=== Provided data ===

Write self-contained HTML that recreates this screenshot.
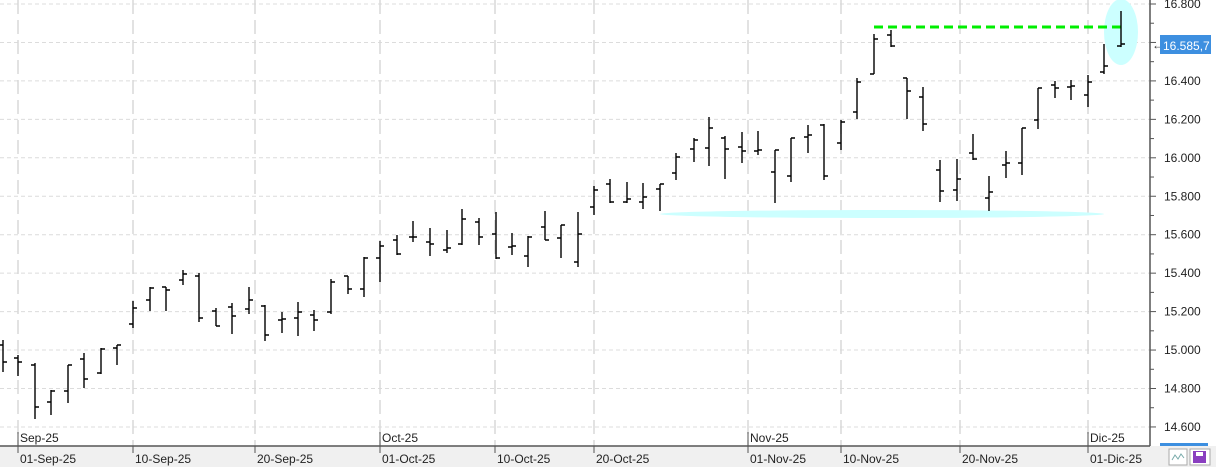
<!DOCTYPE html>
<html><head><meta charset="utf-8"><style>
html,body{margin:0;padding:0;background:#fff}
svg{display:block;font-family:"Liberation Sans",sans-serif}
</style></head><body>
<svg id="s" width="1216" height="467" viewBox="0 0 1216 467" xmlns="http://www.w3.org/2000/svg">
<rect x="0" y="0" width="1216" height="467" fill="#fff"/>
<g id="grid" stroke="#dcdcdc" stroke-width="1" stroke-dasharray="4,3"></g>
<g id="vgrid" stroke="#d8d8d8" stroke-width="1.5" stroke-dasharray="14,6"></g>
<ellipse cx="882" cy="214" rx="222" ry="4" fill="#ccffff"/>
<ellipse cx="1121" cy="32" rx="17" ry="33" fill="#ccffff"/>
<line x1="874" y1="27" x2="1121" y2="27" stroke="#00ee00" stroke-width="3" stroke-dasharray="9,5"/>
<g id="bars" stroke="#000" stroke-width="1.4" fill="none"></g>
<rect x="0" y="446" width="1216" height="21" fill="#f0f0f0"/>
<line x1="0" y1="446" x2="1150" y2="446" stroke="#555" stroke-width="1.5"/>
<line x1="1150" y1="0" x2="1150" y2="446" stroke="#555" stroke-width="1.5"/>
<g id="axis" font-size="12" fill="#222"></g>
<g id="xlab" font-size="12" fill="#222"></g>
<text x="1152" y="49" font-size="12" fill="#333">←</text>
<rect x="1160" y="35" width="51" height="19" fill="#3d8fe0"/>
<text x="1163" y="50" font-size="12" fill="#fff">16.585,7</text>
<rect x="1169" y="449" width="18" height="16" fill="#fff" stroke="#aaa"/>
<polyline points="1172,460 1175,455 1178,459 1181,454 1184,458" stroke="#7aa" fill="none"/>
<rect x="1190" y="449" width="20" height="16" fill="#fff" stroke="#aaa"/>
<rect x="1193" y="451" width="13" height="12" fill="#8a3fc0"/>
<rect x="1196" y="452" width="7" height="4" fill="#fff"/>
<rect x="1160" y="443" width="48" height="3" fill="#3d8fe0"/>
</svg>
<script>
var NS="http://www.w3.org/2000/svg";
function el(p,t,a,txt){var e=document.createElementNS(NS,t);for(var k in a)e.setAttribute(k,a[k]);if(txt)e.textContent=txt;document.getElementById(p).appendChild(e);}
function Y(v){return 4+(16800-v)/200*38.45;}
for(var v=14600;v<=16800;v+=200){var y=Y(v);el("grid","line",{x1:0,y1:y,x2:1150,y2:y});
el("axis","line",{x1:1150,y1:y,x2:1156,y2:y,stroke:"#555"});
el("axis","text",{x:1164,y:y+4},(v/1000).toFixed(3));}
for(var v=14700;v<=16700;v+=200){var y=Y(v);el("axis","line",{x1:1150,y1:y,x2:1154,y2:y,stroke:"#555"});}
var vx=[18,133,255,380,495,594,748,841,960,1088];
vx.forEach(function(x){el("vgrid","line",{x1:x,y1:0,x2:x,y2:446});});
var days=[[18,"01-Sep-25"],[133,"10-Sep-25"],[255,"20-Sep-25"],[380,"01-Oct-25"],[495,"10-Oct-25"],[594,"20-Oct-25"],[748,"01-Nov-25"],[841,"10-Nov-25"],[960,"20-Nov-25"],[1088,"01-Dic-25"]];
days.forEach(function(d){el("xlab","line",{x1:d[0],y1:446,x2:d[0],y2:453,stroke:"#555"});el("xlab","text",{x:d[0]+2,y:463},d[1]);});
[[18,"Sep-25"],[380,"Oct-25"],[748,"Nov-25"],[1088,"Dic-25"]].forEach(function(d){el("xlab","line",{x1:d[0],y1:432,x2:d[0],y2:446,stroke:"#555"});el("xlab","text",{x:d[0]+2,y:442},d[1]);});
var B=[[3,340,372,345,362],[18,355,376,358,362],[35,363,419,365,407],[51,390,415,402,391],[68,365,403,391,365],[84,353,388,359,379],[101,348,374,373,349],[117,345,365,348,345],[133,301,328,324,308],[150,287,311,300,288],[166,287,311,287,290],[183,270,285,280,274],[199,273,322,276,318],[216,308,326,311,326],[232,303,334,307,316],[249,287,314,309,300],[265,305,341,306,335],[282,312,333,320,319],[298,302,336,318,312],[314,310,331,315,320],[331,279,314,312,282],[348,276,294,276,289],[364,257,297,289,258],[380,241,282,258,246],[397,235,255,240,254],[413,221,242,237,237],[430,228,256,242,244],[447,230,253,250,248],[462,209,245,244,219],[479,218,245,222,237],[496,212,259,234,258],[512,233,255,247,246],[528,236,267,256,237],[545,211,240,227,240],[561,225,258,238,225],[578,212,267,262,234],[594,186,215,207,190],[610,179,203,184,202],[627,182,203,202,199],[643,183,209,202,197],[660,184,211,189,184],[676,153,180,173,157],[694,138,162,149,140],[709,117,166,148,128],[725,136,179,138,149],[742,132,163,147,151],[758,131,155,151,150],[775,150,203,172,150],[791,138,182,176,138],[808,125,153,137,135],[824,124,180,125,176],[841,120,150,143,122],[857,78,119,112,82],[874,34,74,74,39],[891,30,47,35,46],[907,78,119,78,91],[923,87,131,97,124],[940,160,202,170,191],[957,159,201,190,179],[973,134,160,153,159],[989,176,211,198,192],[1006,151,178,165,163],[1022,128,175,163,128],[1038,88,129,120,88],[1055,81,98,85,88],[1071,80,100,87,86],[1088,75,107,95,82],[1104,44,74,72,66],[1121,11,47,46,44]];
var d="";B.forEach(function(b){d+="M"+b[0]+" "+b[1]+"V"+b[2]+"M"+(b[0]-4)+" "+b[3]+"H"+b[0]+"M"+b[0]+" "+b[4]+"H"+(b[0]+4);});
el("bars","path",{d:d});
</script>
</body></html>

===

What the task asks
Return the material word for word. Pictures are not part of the copy.

Answer below
Write self-contained HTML that recreates this screenshot.
<!DOCTYPE html>
<html><head><meta charset="utf-8"><style>
html,body{margin:0;padding:0;background:#fff}
svg{display:block;font-family:"Liberation Sans",sans-serif}
</style></head><body>
<svg id="s" width="1216" height="467" viewBox="0 0 1216 467" xmlns="http://www.w3.org/2000/svg">
<rect x="0" y="0" width="1216" height="467" fill="#fff"/>
<g id="grid" stroke="#dcdcdc" stroke-width="1" stroke-dasharray="4,3"></g>
<g id="vgrid" stroke="#d8d8d8" stroke-width="1.5" stroke-dasharray="14,6"></g>
<ellipse cx="882" cy="214" rx="222" ry="4" fill="#ccffff"/>
<ellipse cx="1121" cy="32" rx="17" ry="33" fill="#ccffff"/>
<line x1="874" y1="27" x2="1121" y2="27" stroke="#00ee00" stroke-width="3" stroke-dasharray="9,5"/>
<g id="bars" stroke="#000" stroke-width="1.4" fill="none"></g>
<rect x="0" y="446" width="1216" height="21" fill="#f0f0f0"/>
<line x1="0" y1="446" x2="1150" y2="446" stroke="#555" stroke-width="1.5"/>
<line x1="1150" y1="0" x2="1150" y2="446" stroke="#555" stroke-width="1.5"/>
<g id="axis" font-size="12" fill="#222"></g>
<g id="xlab" font-size="12" fill="#222"></g>
<text x="1152" y="49" font-size="12" fill="#333">←</text>
<rect x="1160" y="35" width="51" height="19" fill="#3d8fe0"/>
<text x="1163" y="50" font-size="12" fill="#fff">16.585,7</text>
<rect x="1169" y="449" width="18" height="16" fill="#fff" stroke="#aaa"/>
<polyline points="1172,460 1175,455 1178,459 1181,454 1184,458" stroke="#7aa" fill="none"/>
<rect x="1190" y="449" width="20" height="16" fill="#fff" stroke="#aaa"/>
<rect x="1193" y="451" width="13" height="12" fill="#8a3fc0"/>
<rect x="1196" y="452" width="7" height="4" fill="#fff"/>
<rect x="1160" y="443" width="48" height="3" fill="#3d8fe0"/>
</svg>
<script>
var NS="http://www.w3.org/2000/svg";
function el(p,t,a,txt){var e=document.createElementNS(NS,t);for(var k in a)e.setAttribute(k,a[k]);if(txt)e.textContent=txt;document.getElementById(p).appendChild(e);}
function Y(v){return 4+(16800-v)/200*38.45;}
for(var v=14600;v<=16800;v+=200){var y=Y(v);el("grid","line",{x1:0,y1:y,x2:1150,y2:y});
el("axis","line",{x1:1150,y1:y,x2:1156,y2:y,stroke:"#555"});
el("axis","text",{x:1164,y:y+4},(v/1000).toFixed(3));}
for(var v=14700;v<=16700;v+=200){var y=Y(v);el("axis","line",{x1:1150,y1:y,x2:1154,y2:y,stroke:"#555"});}
var vx=[18,133,255,380,495,594,748,841,960,1088];
vx.forEach(function(x){el("vgrid","line",{x1:x,y1:0,x2:x,y2:446});});
var days=[[18,"01-Sep-25"],[133,"10-Sep-25"],[255,"20-Sep-25"],[380,"01-Oct-25"],[495,"10-Oct-25"],[594,"20-Oct-25"],[748,"01-Nov-25"],[841,"10-Nov-25"],[960,"20-Nov-25"],[1088,"01-Dic-25"]];
days.forEach(function(d){el("xlab","line",{x1:d[0],y1:446,x2:d[0],y2:453,stroke:"#555"});el("xlab","text",{x:d[0]+2,y:463},d[1]);});
[[18,"Sep-25"],[380,"Oct-25"],[748,"Nov-25"],[1088,"Dic-25"]].forEach(function(d){el("xlab","line",{x1:d[0],y1:432,x2:d[0],y2:446,stroke:"#555"});el("xlab","text",{x:d[0]+2,y:442},d[1]);});
var B=[[3,340,372,345,362],[18,355,376,358,362],[35,363,419,365,407],[51,390,415,402,391],[68,365,403,391,365],[84,353,388,359,379],[101,348,374,373,349],[117,345,365,348,345],[133,301,328,324,308],[150,287,311,300,288],[166,287,311,287,290],[183,270,285,280,274],[199,273,322,276,318],[216,308,326,311,326],[232,303,334,307,316],[249,287,314,309,300],[265,305,341,306,335],[282,312,333,320,319],[298,302,336,318,312],[314,310,331,315,320],[331,279,314,312,282],[348,276,294,276,289],[364,257,297,289,258],[380,241,282,258,246],[397,235,255,240,254],[413,221,242,237,237],[430,228,256,242,244],[447,230,253,250,248],[462,209,245,244,219],[479,218,245,222,237],[496,212,259,234,258],[512,233,255,247,246],[528,236,267,256,237],[545,211,240,227,240],[561,225,258,238,225],[578,212,267,262,234],[594,186,215,207,190],[610,179,203,184,202],[627,182,203,202,199],[643,183,209,202,197],[660,184,211,189,184],[676,153,180,173,157],[694,138,162,149,140],[709,117,166,148,128],[725,136,179,138,149],[742,132,163,147,151],[758,131,155,151,150],[775,150,203,172,150],[791,138,182,176,138],[808,125,153,137,135],[824,124,180,125,176],[841,120,150,143,122],[857,78,119,112,82],[874,34,74,74,39],[891,30,47,35,46],[907,78,119,78,91],[923,87,131,97,124],[940,160,202,170,191],[957,159,201,190,179],[973,134,160,153,159],[989,176,211,198,192],[1006,151,178,165,163],[1022,128,175,163,128],[1038,88,129,120,88],[1055,81,98,85,88],[1071,80,100,87,86],[1088,75,107,95,82],[1104,44,74,72,66],[1121,11,47,46,44]];
var d="";B.forEach(function(b){d+="M"+b[0]+" "+b[1]+"V"+b[2]+"M"+(b[0]-4)+" "+b[3]+"H"+b[0]+"M"+b[0]+" "+b[4]+"H"+(b[0]+4);});
el("bars","path",{d:d});
</script>
</body></html>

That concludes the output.